The pastor, whom CCP agents have accused of "treason," "collusion with foreign forces," and "subversion of state power," learned that his siblings and mother have been penalized as a result of his actions.
Another congregant's relative in the mainland was told by communist officers, "Your descendants may suffer."
The CCP requires churches to register with the State, which regulates the churches. Churches must install surveillance cameras, and display images of communist propaganda such as pictures of Xi Jinping. People under the age of 18 are also prohibited from participating in religious ceremonies.
Pressure mounted when the regime, responding to the 2019 pro-democracy protests in Hong Kong, sought to everywhere re-exert its dominance. Pastor Pan said that "quasi-martial law" was consequently imposed on Shenzhen and upon his parish.
The SHRC mulled over what to do. The church put the matter to a vote, and the majority elected to leave.
Though they successfully made it to South Korea, it was made abundantly clear both by local authorities and U.S. officials that Pastor Pan's congregation would be unable to stay. Less than 1% of asylum seekers were permitted to stay in 2019.

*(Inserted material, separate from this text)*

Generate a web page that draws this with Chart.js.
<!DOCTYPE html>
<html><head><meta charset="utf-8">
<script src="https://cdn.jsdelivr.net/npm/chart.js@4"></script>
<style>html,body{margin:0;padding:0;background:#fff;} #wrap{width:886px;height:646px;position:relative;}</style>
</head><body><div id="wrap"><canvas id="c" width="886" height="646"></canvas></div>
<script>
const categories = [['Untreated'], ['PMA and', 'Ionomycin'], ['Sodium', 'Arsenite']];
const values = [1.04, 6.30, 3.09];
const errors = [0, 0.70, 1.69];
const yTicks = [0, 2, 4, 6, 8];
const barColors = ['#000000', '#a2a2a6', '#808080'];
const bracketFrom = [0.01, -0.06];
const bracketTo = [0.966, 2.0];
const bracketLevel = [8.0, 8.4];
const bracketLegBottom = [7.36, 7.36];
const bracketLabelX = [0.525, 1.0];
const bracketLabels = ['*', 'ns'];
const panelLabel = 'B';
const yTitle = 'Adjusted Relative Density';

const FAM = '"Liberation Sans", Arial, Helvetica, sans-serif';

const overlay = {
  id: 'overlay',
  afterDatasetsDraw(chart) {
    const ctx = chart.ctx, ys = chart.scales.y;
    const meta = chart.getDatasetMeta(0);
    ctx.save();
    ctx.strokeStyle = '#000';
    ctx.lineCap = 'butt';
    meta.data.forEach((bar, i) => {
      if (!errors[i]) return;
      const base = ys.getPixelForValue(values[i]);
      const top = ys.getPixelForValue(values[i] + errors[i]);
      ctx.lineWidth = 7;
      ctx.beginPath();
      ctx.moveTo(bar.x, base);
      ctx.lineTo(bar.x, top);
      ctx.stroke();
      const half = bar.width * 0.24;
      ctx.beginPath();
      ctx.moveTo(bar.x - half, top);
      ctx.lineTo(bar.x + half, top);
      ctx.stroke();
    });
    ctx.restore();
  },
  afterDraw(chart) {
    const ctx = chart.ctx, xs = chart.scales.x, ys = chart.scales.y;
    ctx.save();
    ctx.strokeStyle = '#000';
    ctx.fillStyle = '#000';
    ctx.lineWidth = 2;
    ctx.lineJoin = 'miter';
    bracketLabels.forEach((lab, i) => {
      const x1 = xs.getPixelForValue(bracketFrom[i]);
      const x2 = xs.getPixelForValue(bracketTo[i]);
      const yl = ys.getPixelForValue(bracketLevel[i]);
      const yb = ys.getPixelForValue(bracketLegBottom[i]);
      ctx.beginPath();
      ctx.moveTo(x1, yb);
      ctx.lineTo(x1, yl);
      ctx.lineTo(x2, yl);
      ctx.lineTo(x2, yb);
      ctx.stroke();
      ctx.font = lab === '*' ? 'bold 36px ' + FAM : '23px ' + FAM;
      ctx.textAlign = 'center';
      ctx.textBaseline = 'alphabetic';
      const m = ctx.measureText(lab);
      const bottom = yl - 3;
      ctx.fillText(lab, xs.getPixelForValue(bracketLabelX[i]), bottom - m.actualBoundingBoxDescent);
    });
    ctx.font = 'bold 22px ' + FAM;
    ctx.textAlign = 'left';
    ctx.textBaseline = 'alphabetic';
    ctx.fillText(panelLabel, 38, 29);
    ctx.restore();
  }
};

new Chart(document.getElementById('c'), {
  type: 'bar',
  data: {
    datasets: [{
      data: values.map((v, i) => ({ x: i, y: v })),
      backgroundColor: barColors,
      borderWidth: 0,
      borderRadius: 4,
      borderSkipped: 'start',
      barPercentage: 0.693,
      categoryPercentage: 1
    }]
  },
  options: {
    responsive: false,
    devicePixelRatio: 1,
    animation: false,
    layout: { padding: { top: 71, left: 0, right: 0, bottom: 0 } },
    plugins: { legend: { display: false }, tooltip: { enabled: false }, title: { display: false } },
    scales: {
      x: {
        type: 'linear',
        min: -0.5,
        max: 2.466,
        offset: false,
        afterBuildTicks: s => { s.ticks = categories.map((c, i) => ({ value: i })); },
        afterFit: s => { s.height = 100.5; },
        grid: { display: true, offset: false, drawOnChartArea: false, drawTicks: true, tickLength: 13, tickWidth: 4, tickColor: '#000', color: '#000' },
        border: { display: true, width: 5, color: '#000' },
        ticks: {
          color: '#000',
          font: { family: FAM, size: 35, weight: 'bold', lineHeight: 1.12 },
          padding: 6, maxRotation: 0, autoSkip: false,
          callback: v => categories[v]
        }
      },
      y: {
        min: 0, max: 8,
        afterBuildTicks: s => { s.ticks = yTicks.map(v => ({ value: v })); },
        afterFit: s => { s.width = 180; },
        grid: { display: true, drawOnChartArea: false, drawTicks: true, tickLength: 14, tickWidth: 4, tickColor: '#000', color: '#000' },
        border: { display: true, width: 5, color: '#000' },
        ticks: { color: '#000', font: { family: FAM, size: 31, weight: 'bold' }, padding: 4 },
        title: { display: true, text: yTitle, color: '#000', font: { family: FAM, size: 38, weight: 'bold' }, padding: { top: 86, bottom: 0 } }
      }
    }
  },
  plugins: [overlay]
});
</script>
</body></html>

SHRC eventually fled to Thailand for fear of being deported by South Korea. However, SHRC congregants believe they are still being stalked by CCP agents in Thailand.
Within months of the SHRC's exodus, Pastor Wang Yi, the founder of one of China's largest unregistered churches, was sentenced to nine years in prison, denied all political rights, and fined. Yi's fate is commonplace for Christians in the region.

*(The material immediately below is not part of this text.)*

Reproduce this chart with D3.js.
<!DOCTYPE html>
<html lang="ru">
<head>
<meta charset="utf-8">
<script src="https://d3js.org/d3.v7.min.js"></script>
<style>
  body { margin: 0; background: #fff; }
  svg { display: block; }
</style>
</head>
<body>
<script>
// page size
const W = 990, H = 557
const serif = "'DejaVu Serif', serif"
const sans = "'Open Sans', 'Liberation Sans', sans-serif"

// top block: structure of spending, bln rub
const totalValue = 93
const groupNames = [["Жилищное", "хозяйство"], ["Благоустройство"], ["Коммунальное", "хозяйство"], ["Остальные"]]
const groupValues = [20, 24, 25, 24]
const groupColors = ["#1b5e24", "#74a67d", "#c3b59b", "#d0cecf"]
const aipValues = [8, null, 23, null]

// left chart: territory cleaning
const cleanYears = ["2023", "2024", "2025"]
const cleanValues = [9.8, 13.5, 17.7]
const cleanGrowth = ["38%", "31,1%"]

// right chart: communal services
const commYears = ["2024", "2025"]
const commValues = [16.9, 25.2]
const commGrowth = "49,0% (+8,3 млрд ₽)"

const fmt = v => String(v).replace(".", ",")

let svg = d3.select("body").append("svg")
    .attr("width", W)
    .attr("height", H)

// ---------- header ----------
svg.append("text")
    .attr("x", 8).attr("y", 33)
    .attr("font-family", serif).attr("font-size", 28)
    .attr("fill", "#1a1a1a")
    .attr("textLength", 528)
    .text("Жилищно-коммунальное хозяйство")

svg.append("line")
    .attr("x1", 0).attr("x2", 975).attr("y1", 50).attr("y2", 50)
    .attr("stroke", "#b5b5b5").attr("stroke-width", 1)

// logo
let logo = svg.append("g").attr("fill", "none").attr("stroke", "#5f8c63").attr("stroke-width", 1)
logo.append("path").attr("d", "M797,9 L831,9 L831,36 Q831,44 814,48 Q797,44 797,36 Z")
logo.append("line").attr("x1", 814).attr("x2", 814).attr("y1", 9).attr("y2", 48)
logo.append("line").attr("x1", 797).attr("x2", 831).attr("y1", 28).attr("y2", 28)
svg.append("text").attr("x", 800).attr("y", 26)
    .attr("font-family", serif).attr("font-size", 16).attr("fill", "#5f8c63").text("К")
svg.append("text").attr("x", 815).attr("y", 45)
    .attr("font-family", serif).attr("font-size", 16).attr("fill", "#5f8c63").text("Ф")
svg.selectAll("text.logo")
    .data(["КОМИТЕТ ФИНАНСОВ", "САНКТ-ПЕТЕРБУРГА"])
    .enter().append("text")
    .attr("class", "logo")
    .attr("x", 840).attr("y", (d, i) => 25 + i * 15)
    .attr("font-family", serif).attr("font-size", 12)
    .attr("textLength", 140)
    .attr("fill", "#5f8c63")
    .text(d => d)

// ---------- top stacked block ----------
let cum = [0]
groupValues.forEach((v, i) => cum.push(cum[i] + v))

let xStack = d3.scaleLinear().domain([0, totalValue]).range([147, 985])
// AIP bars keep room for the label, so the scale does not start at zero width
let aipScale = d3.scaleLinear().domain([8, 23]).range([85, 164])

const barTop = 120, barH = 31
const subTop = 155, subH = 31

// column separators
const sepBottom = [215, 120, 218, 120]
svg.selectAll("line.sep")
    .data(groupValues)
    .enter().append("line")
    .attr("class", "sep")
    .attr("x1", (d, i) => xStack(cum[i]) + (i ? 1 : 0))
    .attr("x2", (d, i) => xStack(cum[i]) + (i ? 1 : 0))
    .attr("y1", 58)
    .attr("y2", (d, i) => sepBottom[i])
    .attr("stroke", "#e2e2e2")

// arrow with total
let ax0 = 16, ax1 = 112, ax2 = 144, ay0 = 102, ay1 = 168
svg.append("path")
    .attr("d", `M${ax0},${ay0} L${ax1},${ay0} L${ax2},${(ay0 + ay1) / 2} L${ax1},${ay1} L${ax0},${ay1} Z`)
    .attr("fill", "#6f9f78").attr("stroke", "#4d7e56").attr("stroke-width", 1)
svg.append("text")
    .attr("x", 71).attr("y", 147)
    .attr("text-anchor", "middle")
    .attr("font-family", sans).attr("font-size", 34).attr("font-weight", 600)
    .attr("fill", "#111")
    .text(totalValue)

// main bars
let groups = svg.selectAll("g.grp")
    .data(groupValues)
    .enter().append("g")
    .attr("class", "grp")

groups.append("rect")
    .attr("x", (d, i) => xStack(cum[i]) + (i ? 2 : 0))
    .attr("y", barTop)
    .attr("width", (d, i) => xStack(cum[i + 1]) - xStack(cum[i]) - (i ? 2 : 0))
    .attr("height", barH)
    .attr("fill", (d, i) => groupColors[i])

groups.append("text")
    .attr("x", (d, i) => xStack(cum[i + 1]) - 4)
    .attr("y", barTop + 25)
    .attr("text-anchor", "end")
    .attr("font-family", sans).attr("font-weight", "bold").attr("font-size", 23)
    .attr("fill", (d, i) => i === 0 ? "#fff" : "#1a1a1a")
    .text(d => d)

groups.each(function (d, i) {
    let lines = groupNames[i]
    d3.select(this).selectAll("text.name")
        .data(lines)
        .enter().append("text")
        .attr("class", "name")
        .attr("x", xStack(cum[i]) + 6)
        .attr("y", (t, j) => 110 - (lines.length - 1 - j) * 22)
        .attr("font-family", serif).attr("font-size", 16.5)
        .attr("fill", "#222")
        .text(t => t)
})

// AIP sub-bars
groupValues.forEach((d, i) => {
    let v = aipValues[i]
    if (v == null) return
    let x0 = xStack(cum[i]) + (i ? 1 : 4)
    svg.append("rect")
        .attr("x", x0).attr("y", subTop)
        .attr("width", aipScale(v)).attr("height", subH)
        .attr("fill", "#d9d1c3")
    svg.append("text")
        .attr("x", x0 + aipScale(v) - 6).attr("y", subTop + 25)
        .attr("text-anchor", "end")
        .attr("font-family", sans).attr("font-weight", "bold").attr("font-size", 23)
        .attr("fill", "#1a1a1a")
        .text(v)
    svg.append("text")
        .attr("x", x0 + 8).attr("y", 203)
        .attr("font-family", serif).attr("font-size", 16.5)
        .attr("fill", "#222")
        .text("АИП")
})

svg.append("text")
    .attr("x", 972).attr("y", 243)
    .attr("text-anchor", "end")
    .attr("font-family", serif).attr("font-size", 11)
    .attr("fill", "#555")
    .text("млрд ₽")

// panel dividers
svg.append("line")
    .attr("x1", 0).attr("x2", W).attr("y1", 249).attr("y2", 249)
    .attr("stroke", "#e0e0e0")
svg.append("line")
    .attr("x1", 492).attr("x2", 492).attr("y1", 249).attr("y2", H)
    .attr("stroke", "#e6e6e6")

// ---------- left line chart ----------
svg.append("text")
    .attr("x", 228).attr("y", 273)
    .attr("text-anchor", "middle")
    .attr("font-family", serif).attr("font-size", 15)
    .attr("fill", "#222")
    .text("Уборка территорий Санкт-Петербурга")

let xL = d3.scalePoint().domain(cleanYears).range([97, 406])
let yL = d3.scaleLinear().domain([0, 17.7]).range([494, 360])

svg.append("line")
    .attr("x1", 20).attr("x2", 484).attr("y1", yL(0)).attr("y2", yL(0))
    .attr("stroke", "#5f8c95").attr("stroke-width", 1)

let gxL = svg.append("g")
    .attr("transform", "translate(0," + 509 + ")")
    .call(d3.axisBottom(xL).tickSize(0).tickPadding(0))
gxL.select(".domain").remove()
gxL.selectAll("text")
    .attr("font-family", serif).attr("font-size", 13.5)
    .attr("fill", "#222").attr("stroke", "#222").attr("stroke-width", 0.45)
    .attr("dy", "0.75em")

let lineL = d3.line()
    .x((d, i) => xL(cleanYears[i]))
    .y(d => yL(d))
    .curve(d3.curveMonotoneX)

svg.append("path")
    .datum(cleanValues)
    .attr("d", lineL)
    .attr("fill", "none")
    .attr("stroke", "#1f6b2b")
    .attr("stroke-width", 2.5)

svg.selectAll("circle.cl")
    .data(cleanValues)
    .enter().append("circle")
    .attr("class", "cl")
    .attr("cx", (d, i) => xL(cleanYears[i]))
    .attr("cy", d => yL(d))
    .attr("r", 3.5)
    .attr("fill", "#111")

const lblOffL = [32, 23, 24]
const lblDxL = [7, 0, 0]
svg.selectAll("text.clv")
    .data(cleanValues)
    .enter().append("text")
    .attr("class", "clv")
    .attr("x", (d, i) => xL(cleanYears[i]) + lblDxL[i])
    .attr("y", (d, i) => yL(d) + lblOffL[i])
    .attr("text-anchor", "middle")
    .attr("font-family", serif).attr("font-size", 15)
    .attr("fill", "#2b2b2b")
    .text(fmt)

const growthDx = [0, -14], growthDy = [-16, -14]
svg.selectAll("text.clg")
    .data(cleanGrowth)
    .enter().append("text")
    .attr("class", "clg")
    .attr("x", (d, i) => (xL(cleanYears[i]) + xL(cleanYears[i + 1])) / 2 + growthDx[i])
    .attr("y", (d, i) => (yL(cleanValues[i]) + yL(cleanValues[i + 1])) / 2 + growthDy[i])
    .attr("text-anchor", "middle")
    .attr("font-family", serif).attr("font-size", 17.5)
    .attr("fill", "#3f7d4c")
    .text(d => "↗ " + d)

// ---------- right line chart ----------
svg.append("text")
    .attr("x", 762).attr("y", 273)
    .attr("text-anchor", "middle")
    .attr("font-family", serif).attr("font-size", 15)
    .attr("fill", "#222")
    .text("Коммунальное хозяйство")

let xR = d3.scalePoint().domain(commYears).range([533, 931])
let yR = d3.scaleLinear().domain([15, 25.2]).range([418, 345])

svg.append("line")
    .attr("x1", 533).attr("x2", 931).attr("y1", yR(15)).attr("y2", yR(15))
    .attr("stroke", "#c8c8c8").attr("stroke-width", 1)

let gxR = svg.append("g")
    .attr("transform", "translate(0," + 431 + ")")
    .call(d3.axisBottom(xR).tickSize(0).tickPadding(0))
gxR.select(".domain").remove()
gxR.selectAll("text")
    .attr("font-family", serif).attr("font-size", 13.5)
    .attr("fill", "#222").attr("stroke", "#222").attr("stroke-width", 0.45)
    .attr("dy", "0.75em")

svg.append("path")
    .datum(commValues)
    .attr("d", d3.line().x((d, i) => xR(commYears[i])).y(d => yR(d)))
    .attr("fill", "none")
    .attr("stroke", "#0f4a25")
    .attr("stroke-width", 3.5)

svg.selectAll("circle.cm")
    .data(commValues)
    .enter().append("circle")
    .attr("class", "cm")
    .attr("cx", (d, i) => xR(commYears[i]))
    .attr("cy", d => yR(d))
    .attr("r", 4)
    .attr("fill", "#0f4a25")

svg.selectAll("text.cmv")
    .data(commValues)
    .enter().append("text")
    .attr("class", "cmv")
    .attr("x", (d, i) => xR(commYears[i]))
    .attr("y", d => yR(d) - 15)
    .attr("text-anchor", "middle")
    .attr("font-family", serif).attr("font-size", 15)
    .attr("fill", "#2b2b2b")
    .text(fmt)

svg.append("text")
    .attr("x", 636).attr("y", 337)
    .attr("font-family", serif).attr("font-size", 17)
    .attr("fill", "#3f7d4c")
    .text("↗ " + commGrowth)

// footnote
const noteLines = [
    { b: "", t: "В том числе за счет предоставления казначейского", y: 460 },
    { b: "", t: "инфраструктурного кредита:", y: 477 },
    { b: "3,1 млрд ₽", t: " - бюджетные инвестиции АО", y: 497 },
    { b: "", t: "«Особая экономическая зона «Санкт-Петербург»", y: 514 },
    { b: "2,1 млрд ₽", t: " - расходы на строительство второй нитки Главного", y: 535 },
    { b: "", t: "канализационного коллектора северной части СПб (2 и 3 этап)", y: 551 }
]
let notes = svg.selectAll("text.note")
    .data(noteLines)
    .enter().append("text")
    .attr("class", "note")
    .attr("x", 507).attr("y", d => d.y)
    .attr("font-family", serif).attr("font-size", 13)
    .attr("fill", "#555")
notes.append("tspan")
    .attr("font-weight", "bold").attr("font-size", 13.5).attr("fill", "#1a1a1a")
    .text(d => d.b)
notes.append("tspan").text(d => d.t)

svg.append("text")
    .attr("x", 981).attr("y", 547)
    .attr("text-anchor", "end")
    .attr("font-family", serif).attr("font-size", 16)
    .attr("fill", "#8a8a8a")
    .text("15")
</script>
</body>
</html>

Spanish journalist Pablo M. Diez has elsewhere noted how Catholic Bishop James Su Zhimin, like others who refused to subordinate themselves to CCP religious regulators, was "disappeared" after "having spent most of his life deprived of his freedom."

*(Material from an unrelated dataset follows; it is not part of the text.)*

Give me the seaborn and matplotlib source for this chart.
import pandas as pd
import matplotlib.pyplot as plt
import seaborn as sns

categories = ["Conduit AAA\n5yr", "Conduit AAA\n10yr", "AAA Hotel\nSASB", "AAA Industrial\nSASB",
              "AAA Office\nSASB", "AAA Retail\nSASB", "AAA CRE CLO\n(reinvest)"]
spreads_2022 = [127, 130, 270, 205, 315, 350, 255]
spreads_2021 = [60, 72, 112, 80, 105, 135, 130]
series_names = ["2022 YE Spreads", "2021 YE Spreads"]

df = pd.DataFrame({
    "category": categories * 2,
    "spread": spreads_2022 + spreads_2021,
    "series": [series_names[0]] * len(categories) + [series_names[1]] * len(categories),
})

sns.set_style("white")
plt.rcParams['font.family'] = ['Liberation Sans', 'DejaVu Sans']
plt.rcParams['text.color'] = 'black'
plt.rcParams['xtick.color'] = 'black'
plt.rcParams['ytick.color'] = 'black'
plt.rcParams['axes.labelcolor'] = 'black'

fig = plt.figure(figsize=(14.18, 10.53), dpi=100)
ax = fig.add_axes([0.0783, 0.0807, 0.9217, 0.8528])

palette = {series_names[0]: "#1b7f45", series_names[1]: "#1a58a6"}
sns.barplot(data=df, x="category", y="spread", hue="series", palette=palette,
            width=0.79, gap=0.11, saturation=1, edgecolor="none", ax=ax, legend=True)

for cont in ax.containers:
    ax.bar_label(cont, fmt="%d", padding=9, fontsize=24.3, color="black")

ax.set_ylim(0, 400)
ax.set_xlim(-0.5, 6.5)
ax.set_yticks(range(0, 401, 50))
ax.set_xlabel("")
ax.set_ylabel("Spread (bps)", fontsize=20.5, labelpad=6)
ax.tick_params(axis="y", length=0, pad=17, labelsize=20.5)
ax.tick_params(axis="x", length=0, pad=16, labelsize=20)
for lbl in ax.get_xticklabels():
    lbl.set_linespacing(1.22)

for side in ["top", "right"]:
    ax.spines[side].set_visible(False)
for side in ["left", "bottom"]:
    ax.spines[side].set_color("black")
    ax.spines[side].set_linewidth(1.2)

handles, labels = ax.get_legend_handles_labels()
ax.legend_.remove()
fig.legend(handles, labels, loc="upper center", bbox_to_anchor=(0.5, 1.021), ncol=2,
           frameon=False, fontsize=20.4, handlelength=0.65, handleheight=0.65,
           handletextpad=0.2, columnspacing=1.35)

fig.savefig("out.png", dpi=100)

Cardinal Joseph Zen of Hong Kong was similarly arrested May 11, 2022, for his religiosity, support of freedom, and criticism of the CCP.
The CCP has also activated agents in the United States. Earlier this year, five CCP spies were charged with stalking, harassing, and spying on Chinese nationals in New York.
In October 2020, eight illegal agents of the CCP were charged for surveilling, locating, and intimidating targets of the communist regime. These agents intended to coerce their targets back to China, where "they would face certain imprisonment or worse following illegitimate trials."
China conducts what Freedom House describes as "the most sophisticated, global, and comprehensive campaign of transnational repression in the world," against Christians and other minorities such as Uyghurs.
Over 1,500 ethnic Muslim Uyghurs have been detained in the Middle East and North Africa, many of whom have been extradited back to China. Thousands more have been targeted, hit with cyber attacks, or have had their families back in China threatened.